E si deve anche ricordare che il Mousavi sconfitto alle elezioni di giugno e leader dell"onda verde" non è né un signor nessuno né un rivoluzionario nel senso corrente del termine, ma un politico di lunghissimo corso che alla Repubblica Islamica ed al suo assetto istituzionale deve praticamente tutto e che ricoprì l'incarico di primo ministro ai tempi della "guerra imposta", durante la quale la tolleranza verso il dissenso non esisteva neppure come vocabolo.
Se volessimo fare un paragone con lo stato che occupa la penisola italiana, potremmo arrivare a sostenere che manifestare e rischiare la vita per Mousavi è un po' come manifestare e rischiare la vita per Clemente Mastella.
Un'altra cosa interessante riportata dall'articolo in link è l'asserzione secondo la quale la polizia di Tehran sarebbe scesa in piazza disarmata. Esistono immagini che riprendono poliziotti inseguiti da gente intenta a legnarli di santa ragione, ed altre che riprendono persone che agitano scudi, manganelli ed anfibi a mo' di trofei; questo sembrerebbe confermare il fatto.

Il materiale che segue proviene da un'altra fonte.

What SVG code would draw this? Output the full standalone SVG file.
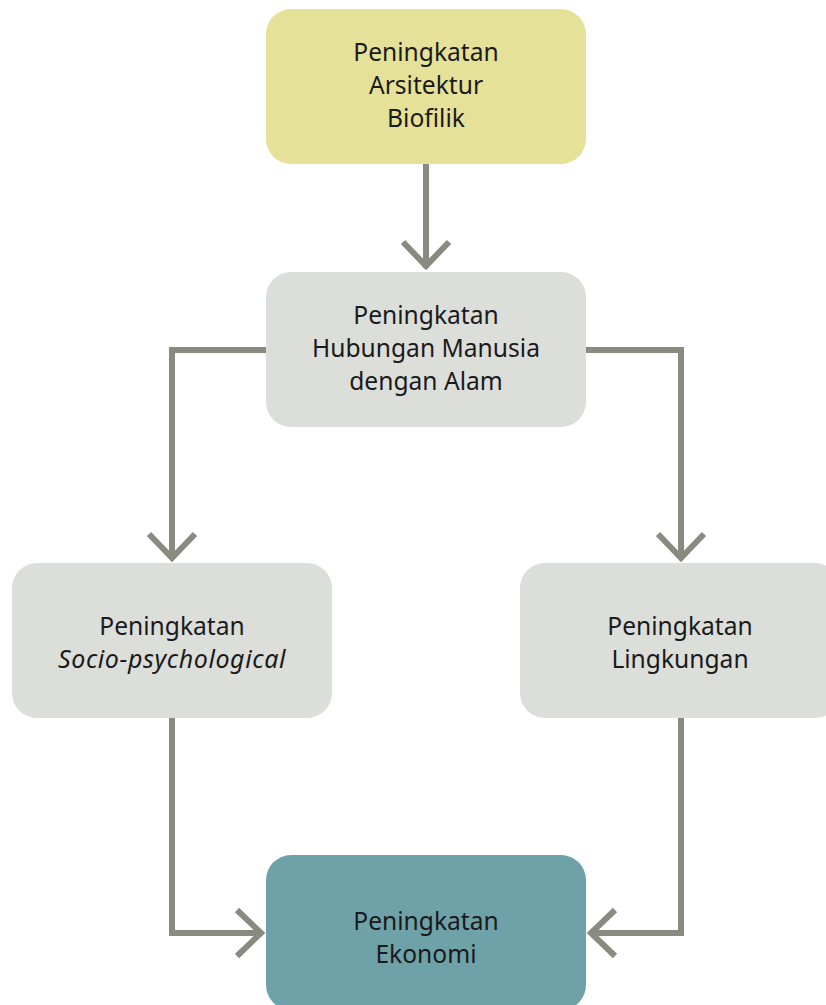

Le notizie sulle manifestazioni di Ashura riportate dall'Islamic Republic of Iran Broadcasting sono generalmente intonate alla denuncia di un ubiquo complotto ordito da potenze straniere. La cosa può suonare assurda -in assenza di riscontri obiettivi non la si può qualificare come assurda in modo reciso- ma la storia dell'Iran, almeno dai tempi di Mossadeq in poi, presenta tanti e tanto macroscopici casi di intromissione straniera negli affari interni del paese da consentire al mainstream di fare del complottismo un vero e proprio cavallo di battaglia, ed altre pezze d'appoggio per un simile modo di comportarsi vengono dall'ondata di "rivoluzioni" colorate con le quali gli statunitensi hanno creato negli scorsi anni una rete di governi presuntamente amici, in qualche caso finiti peggio di male come attesta l'umiliante esperienza di Saakashvili, il cadavere politico alla guida della Repubblica di Georgia salito al potere grazie alla "rivoluzione delle rose".
La produzione mediatica del mainstream iraniano non ha motivo di sottrarsi alla prassi ed agli interessi che governano la sua controparte "occidentale" in generale ed "occidentalista" in particolare; c'è se mai da chiedersi in tutta serietà per quale motivo il mainstream "occidentale" si prodiga tanto nell'assegnare o nel negare patenti di "democrazia" che nessuno ha chiesto, e per quale motivo amplifichi gli eventi di Tehran in misura tale da finire per nuocere agli stessi manifestanti.
Qualcuno qualche dubbio deve esserselo posto, perché il famigerato Twitter, lanciato in grande stile in occasione delle manifestazioni del passato giugno da un mainstream "occidentale" che ha preso come oro colato tutto quello che ne usciva, stavolta ha di molto diminuito il proprio cinguettio.
La campagna di marketing con il sangue altrui dev'essere già finita.